A few responses; my apologies in advance for the length.
Jeff Nowakowski wrote:
On Wed, 2008-09-17 at 21:39 -0700, Ross Werner wrote:
And, of course, once a beginner understands life and death in this
manner, playing out disputed groups is the most natural way to determine
the life-or-death status of a group. (And, I submit, the best way no
matter what ruleset you're using.)
The ruleset has to specify a way to resolve disputes. You can't just
play it out using "any" ruleset. So are you teaching informal territory
rules with an ad hoc "virtual" play out, or are you using AGA rules with
pass stones?
I teach informal territory rules with "virtual" play out. However in
practice, I should note, the difference between territory rules with
*actual* (not virtual) playout and area rules with actual playout ends
up being identical. The only exception is the "ridiculous invasion"

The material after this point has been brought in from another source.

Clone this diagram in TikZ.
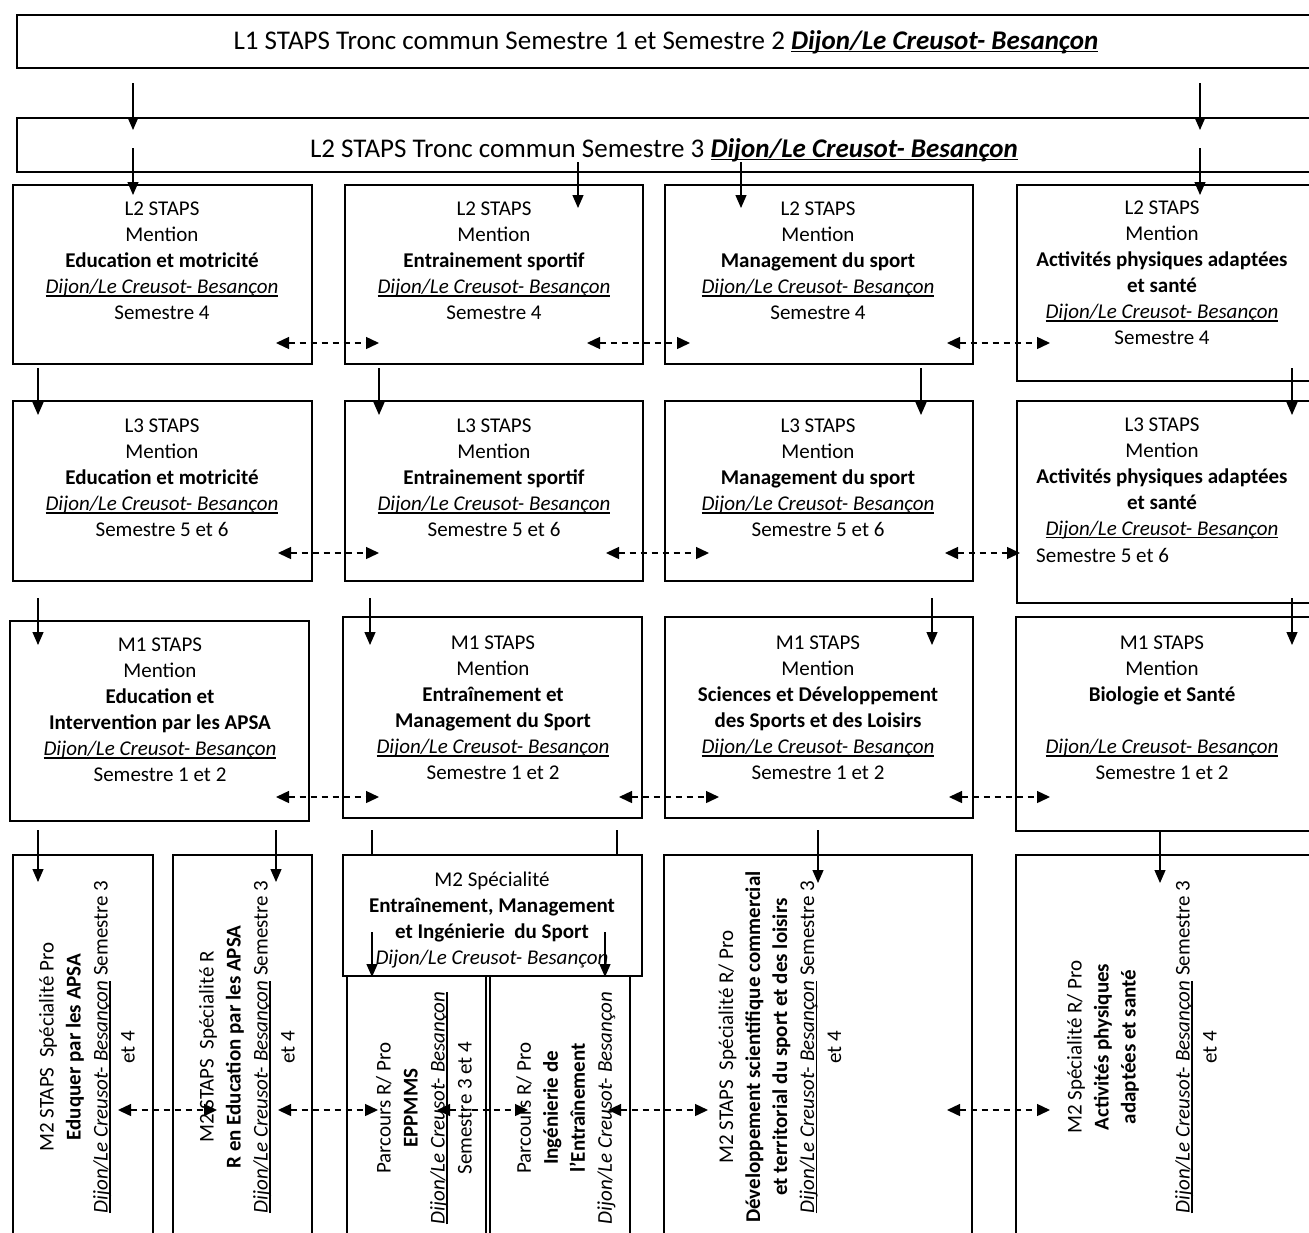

scenario that started this thread--that's the only case that I have seen
in which the "virtual"ness of the playout matters.
Don Dailey wrote:
> 1. What if you still disagree and claim that you simply mis-played
> the play-out? ... The goal here is not to see who is better, but to
> find the truth.
With my version of "informal territory rules with virtual playout", the
mis-played play-out stands, just as it would in a non-virtual
area-scoring play-out. The purpose is not to "find out the truth", in my
opinion--the purpose is to finish an unfinished game, just like it is in
area-scoring play-out. The only purpose of pass stones or the
"virtual"-ness of the play-out is if one player passes multiple times,
to preserve the correct score in the "ridiculous invasion" scenario.
> 2. Before the play-out phase, do you calculate both possible scores
> then go by the one that the play-outs indicate was correct? Or do
> you try to reconstruct the original position?
When teaching beginners, I reconstruct the original position after the
play-out, if one player passed multiple times during the play-out. (It
is always trivial in these cases.) If there were no extra passes, the
score is the same either way, so it doesn't matter which you do.
> What if several groups are in question or there are subtle
> interactions?
The multiple-group dispute case is the only case where this gets tricky.
If this were a thread about the best way to resolve disputes generally,
assuming a combative opponent (such as someone who disputes all stones,
regardless of whether this is an annoying human player or a naive
computer player), then I would not suggest territory scoring as the best
approach.
However, this is a thread about teaching beginners, and in those cases,
it seems to me that it is always true that either (a) only a single
group is disputed, or (b) both players make an equal number of passes.
Jeff Nowakowski wrote:
> David Fotland talks about an informal procedure where you play it out
> and then restore, but this is not practical and also doesn't really
> work, which I've debated on this list before
I recall the discussion, but I don't recall (and looking over the posted
thread doesn't bring to mind) being convinced of its impracticality. Are
you speaking only of the "combative opponent, multiple-group-dispute"
scenario? If so, then I agree that playout-and-restore is impractical.
But in all other scenarios (e.g. "combative opponent
single-group-dispute"), I think virtual playout is a perfectly
reasonable procedure.
Pass stones are probably superior for things like tournament or online
play, but I find that the logic of playout-and-restore is easier for
beginners to understand when the inevitable question of "why can't I
play a single stone in your territory and insist that you capture it,
gaining me four points?" comes up. YMMV.